Externalidades socioambientais ignoradas
A ACB desconsidera adequadamente as externalidades do desmatamento induzido e da ampliação do sistema de transporte, que afetam povos e comunidades tradicionais. O estudo presume que não haverá indução de desmatamento, justificando-se na disponibilidade de áreas de pastagem para conversão agrícola na região.
Ausência de análise de risco
Outro ponto crítico é a ausência de uma avaliação de riscos e de sensibilidade, elementos fundamentais para a ACB. Não há consideração sobre riscos climáticos, tanto em relação à resiliência da infraestrutura quanto à perda de produtividade agrícola.
“O próprio Ministério dos Transportes desenvolveu o AdaptaVias, projeto que traz o estado da arte na avaliação de riscos climáticos para ferrovias e rodovias, mas não o aplicou no caso da Ferrogrão. A análise do risco climático deveria se tornar de praxe, informando, inclusive, a matriz de riscos de uma eventual concessão”, afirma Thá.
O risco de sobrecustos da construção também é destacado como um problema grave. O estudo aponta que, ao atravessar a floresta amazônica, os custos poderiam ser consideravelmente mais altos. Enquanto o projeto da Ferrogrão prevê um custo de R$ 11 milhões por quilômetro, o valor considerado para a FICO 1, executada pela Vale, foi de R$ 28 milhões por quilômetro.
Conclusão
O estudo do ISA alerta que as falhas metodológicas na análise distributiva e na avaliação de alternativas de implementação da Ferrogrão podem gerar impactos significativos sobre grupos prejudicados e comprometer a estruturação do investimento.
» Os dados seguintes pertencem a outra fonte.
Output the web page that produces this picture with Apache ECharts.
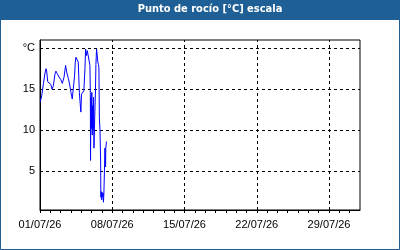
<!DOCTYPE html>
<html>
<head>
<meta charset="utf-8">
<script src="https://cdn.jsdelivr.net/npm/echarts@6/dist/echarts.min.js"></script>
<style>
    html, body { margin: 0; padding: 0; background: #fff; }
    #chart { width: 400px; height: 250px; }
</style>
</head>
<body>
<div id="chart"></div>
<script>
// hours since 01/07/26 00:00
const hours = [0.5, 2, 4, 8, 11.5, 14, 15.5, 18, 21, 25, 28, 31, 35, 37, 40, 43, 48, 52, 56, 59.5,
    62, 66, 69.5, 72, 75, 79, 80.5, 82, 83.5, 86.5, 89, 91.5, 93.5, 95, 96.5, 99, 102, 104.5, 106, 108,
    110, 112, 113.5, 116, 117, 117.5, 118.5, 119.5, 120.5, 121.5, 122.5, 123.5, 124.5, 125.5, 126.5, 128, 129, 130, 131.5, 133,
    134.5, 136, 137, 138, 139.5, 141, 141.5, 142.5, 143.5, 144.5, 145.5, 146.5, 147.5, 148.5, 150, 151, 152.5, 153, 154.5];
const dewPoint = [13.4, 13.6, 14.2, 15.7, 16.9, 17.5, 17.2, 15.9, 15.7, 15.6, 15.0, 15.4, 16.9, 17.2, 16.9, 16.6, 16.2, 15.7, 16.5, 17.9,
    17.1, 16.3, 15.4, 14.6, 13.8, 13.8, 16.7, 18.3, 18.9, 18.7, 18.3, 14.6, 13.2, 12.2, 14.4, 14.6, 14.8, 17.5, 19.9, 19.1,
    19.7, 19.5, 19.9, 17.9, 14.6, 6.3, 14.0, 10.2, 14.6, 9.4, 13.0, 10.0, 14.0, 7.8, 10.2, 10.0, 14.9, 18.0, 19.9, 19.9,
    18.3, 18.0, 17.6, 11.5, 10.0, 6.0, 1.8, 2.5, 1.5, 2.4, 1.9, 2.3, 1.2, 2.2, 5.5, 7.8, 5.5, 7.8, 8.6];
const weekHours = [168, 336, 504, 672];
const yLabels = [5, 10, 15, 20];

const chart = echarts.init(document.getElementById('chart'));
const blue = '#1e5f95';
const font = 'Liberation Sans';
const dashed = { color: '#000', type: [3, 3], width: 1 };

chart.setOption({
    animation: false,
    textStyle: { fontFamily: font },
    graphic: [
        { type: 'rect', z: 0, shape: { x: 0, y: 0, width: 400, height: 20 }, style: { fill: blue } },
        { type: 'rect', z: 0, shape: { x: 0.5, y: 0.5, width: 399, height: 249 }, style: { fill: 'none', stroke: blue, lineWidth: 1 } },
        {
            type: 'text', z: 10, x: 210, y: 4,
            style: { text: 'Punto de rocío [°C] escala', fill: '#fff', font: 'bold 11px "DejaVu Sans Condensed", "DejaVu Sans"', textAlign: 'center' }
        }
    ],
    grid: {
        left: 40, right: 40, top: 40, bottom: 40,
        show: true, borderColor: '#000', borderWidth: 1, backgroundColor: '#fff'
    },
    xAxis: {
        type: 'value',
        min: 0, max: 744, interval: 24,
        axisLine: { lineStyle: { color: '#000', width: 1 } },
        axisTick: { show: true, length: 3, lineStyle: { color: '#000' } },
        axisLabel: {
            margin: 9, color: '#000', fontSize: 11, fontFamily: font,
            showMaxLabel: false,
            formatter: v => v % 168 === 0 ? String(v / 24 + 1).padStart(2, '0') + '/07/26' : ''
        },
        splitLine: { show: false }
    },
    yAxis: {
        type: 'value',
        min: 0.25, max: 21,
        axisLine: { show: true, lineStyle: { color: '#000', width: 1 } },
        axisTick: { show: false, customValues: yLabels },
        axisLabel: {
            customValues: yLabels,
            margin: 5, color: '#000', fontSize: 11, fontFamily: font,
            formatter: v => v === 20 ? '°C' : String(v)
        },
        splitLine: { show: true, lineStyle: dashed }
    },
    series: [{
        type: 'line',
        data: hours.map((h, i) => [h, dewPoint[i]]),
        showSymbol: false,
        lineStyle: { color: '#0000ff', width: 1 },
        itemStyle: { color: '#0000ff' },
        z: 3,
        markLine: {
            silent: true,
            symbol: 'none',
            label: { show: false },
            lineStyle: dashed,
            z: 1,
            data: weekHours.map(h => ({ xAxis: h }))
        }
    }]
});
</script>
</body>
</html>
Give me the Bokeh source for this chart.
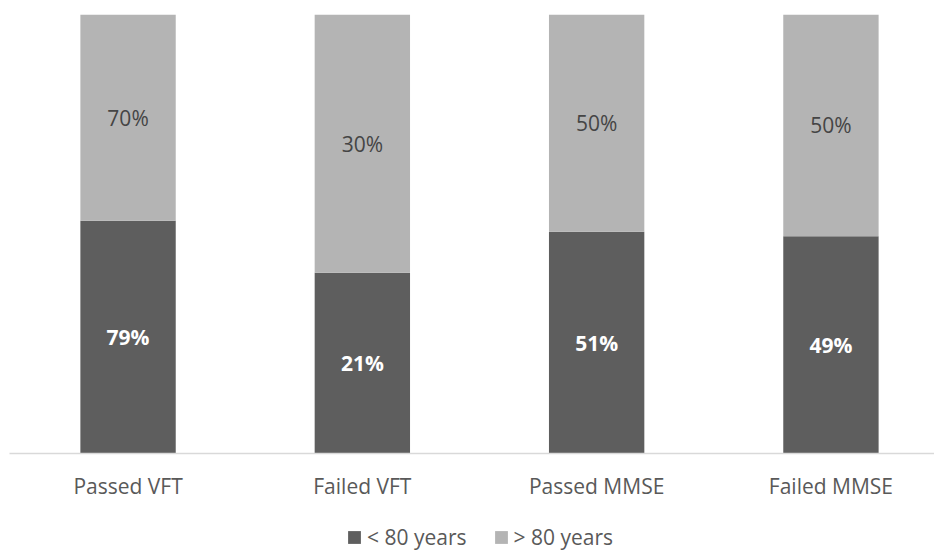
from bokeh.plotting import figure
from bokeh.layouts import column
from bokeh.models import ColumnDataSource, FixedTicker, Legend, LegendItem
from bokeh.embed import file_html
from bokeh.resources import INLINE

# Share of each age group in the four test outcomes
categories = ["Passed VFT", "Failed VFT", "Passed MMSE", "Failed MMSE"]
under_80 = [79, 21, 51, 49]
over_80 = [70, 30, 50, 50]
series_names = ["< 80 years", "> 80 years"]

DARK = "#5e5e5e"
LIGHT = "#b4b4b4"
FONT = "Open Sans"

xs = list(range(len(categories)))
# 100% stacked: each bar is normalised to its own total
totals = [a + b for a, b in zip(under_80, over_80)]
split = [a / t for a, t in zip(under_80, totals)]

src = ColumnDataSource(dict(
    x=xs,
    split=split,
    zero=[0.0] * len(xs),
    one=[1.0] * len(xs),
    dark_mid=[s / 2 for s in split],
    light_mid=[(1 + s) / 2 for s in split],
    dark_lbl=[f"{v}%" for v in under_80],
    light_lbl=[f"{v}%" for v in over_80],
))

p = figure(width=934, height=517, output_backend="svg", toolbar_location=None,
           x_range=(-0.506, 3.442), y_range=(0, 1),
           y_axis_location=None,
           min_border_left=9, min_border_right=0,
           min_border_top=14, min_border_bottom=64)
p.outline_line_color = None
p.grid.visible = False

p.vbar(x="x", width=0.407, bottom="zero", top="split", source=src,
       fill_color=DARK, line_color=None)
p.vbar(x="x", width=0.407, bottom="split", top="one", source=src,
       fill_color=LIGHT, line_color=None)

p.text(x="x", y="dark_mid", text="dark_lbl", source=src,
       text_align="center", text_baseline="middle",
       text_color="white", text_font_size="21px", text_font_style="bold",
       text_font={"value": FONT})
p.text(x="x", y="light_mid", text="light_lbl", source=src,
       text_align="center", text_baseline="middle",
       text_color="#454545", text_font_size="21px",
       text_font={"value": FONT})

ax = p.xaxis[0]
ax.ticker = FixedTicker(ticks=xs)
ax.major_label_overrides = {i: c for i, c in zip(xs, categories)}
ax.axis_line_color = "#d9d9d9"
ax.axis_line_width = 1.5
ax.major_tick_line_color = None
ax.minor_tick_line_color = None
ax.major_label_standoff = 12
ax.major_label_text_font = FONT
ax.major_label_text_font_size = "21px"
ax.major_label_text_color = "#595959"

# Legend strip underneath the chart; swatch glyphs sit outside the visible range
leg = figure(width=934, height=34, output_backend="svg", toolbar_location=None,
             x_axis_location=None, y_axis_location=None,
             min_border=0, x_range=(0, 1), y_range=(0, 1))
leg.outline_line_color = None
leg.grid.visible = False
swatches = [leg.rect(x=[-5], y=[-5], width=1, height=1,
                     fill_color=c, line_color=None)
            for c in (DARK, LIGHT)]
legend = Legend(items=[LegendItem(label=n, renderers=[r])
                       for n, r in zip(series_names, swatches)],
                orientation="horizontal", location=(337, 0),
                glyph_width=16, glyph_height=16, label_standoff=5, spacing=26,
                padding=0, margin=0, border_line_color=None,
                background_fill_alpha=0,
                label_text_font=FONT, label_text_font_size="21px",
                label_text_color="#595959")
leg.add_layout(legend, "center")

layout = column(p, leg, spacing=0)
open("out.html", "w").write(file_html(layout, INLINE))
Além disso, o relatório sugere que o projeto não deve ser financiado pelo governo, seja por implementação direta ou subsídios, pois não geraria externalidades positivas suficientes para justificar o aporte público.
“O principal critério para o governo decidir sobre subsidiar um projeto deve ser a geração de benefícios sociais líquidos, especialmente quando o projeto não é viável sob a ótica privada. Um exemplo no setor de transportes é a oferta de transporte público coletivo, que, apesar de ser geralmente deficitário em termos operacionais devido à baixa capacidade de pagamento dos usuários, gera significativas externalidades positivas e precisa, portanto, ser subsidiado. Evidentemente, esse não é o caso da Ferrogrão”, conclui o estudo.
O que é a ACB?
A Análise Socioeconômica de Custo-Benefício (ACB) é um método utilizado para avaliar projetos de investimento com base nos efeitos ao longo de seu ciclo de vida, comparando-os a um cenário sem o projeto. Esse modelo considera custos e benefícios, incluindo intangíveis e externalidades, expressos em métrica monetária.
“A Análise Socioeconômica de Custo-Benefício é uma ferramenta essencial para darmos racionalidade aos investimentos de interesse público no Brasil, sejam diretos ou na forma de subsídios, e não podemos desperdiçar a oportunidade de usá-la no caso da Ferrogrão”, afirma Daniel Thá.